_Data rows_
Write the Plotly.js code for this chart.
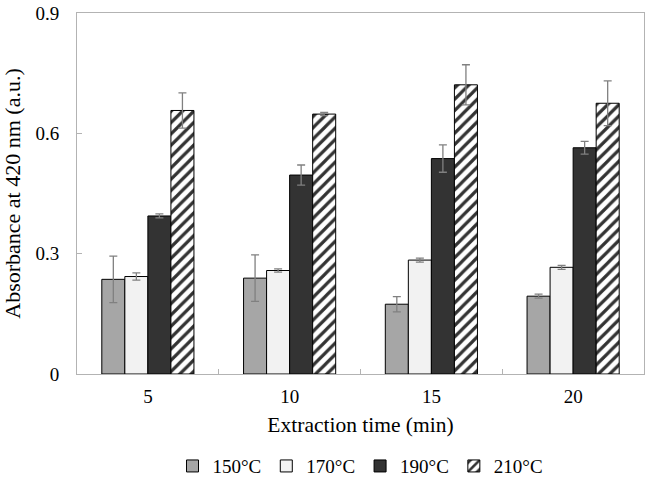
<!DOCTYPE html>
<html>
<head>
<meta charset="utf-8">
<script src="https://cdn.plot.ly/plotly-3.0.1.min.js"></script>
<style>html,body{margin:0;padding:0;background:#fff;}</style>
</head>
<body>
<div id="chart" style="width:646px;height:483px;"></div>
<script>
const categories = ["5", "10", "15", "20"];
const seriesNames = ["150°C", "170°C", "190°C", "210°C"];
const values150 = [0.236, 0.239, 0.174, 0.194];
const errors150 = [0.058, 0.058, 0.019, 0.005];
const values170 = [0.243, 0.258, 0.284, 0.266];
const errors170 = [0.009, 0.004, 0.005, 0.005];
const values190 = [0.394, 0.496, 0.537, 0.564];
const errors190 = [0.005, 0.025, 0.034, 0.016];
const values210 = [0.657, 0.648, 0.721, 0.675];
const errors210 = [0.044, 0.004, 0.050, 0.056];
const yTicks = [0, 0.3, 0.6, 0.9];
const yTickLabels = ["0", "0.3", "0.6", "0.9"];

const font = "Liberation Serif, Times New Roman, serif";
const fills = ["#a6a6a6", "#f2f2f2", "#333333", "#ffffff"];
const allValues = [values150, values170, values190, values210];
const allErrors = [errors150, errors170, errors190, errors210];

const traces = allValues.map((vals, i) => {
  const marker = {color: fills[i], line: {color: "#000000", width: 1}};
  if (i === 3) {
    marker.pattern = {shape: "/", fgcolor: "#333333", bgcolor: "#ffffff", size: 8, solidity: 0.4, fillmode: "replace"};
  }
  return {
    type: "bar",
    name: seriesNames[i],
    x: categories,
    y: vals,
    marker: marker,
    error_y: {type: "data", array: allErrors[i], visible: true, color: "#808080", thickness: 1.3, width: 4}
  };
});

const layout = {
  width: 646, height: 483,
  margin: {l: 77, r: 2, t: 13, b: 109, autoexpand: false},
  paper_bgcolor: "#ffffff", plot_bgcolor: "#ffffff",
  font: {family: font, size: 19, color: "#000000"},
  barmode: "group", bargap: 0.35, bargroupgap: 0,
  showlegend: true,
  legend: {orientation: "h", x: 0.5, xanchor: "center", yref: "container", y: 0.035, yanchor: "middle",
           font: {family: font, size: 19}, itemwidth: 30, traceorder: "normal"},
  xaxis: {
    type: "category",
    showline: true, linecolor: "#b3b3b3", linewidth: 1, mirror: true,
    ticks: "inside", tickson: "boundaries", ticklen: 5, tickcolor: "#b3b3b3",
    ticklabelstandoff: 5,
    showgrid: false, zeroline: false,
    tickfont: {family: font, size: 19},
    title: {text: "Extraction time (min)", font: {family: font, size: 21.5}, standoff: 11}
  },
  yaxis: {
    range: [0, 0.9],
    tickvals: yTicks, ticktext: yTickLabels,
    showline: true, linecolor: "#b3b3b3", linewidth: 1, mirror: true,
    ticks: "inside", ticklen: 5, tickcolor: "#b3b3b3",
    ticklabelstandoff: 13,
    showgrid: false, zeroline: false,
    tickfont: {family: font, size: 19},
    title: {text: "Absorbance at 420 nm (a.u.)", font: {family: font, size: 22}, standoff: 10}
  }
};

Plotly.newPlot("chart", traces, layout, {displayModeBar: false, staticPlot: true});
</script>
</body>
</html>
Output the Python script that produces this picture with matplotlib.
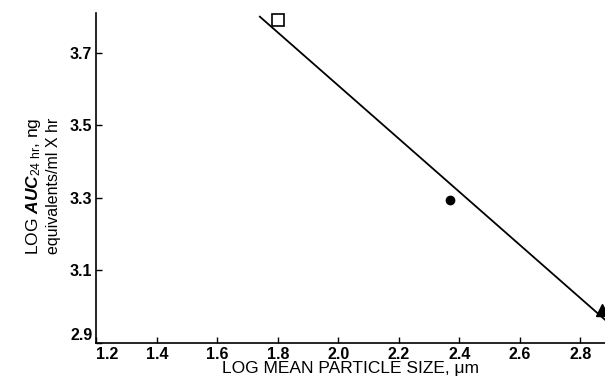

_Exercise_
Leave out the pictures. Transcribe only the lines above, from the first through the one that contains "const allErrors = [errors150, errors170, errors190, errors210];".

_Complete output_
Write the Plotly.js code for this chart.
<!DOCTYPE html>
<html>
<head>
<meta charset="utf-8">
<script src="https://cdn.plot.ly/plotly-3.0.1.min.js"></script>
<style>html,body{margin:0;padding:0;background:#fff;}</style>
</head>
<body>
<div id="chart" style="width:646px;height:483px;"></div>
<script>
const categories = ["5", "10", "15", "20"];
const seriesNames = ["150°C", "170°C", "190°C", "210°C"];
const values150 = [0.236, 0.239, 0.174, 0.194];
const errors150 = [0.058, 0.058, 0.019, 0.005];
const values170 = [0.243, 0.258, 0.284, 0.266];
const errors170 = [0.009, 0.004, 0.005, 0.005];
const values190 = [0.394, 0.496, 0.537, 0.564];
const errors190 = [0.005, 0.025, 0.034, 0.016];
const values210 = [0.657, 0.648, 0.721, 0.675];
const errors210 = [0.044, 0.004, 0.050, 0.056];
const yTicks = [0, 0.3, 0.6, 0.9];
const yTickLabels = ["0", "0.3", "0.6", "0.9"];

const font = "Liberation Serif, Times New Roman, serif";
const fills = ["#a6a6a6", "#f2f2f2", "#333333", "#ffffff"];
const allValues = [values150, values170, values190, values210];
const allErrors = [errors150, errors170, errors190, errors210];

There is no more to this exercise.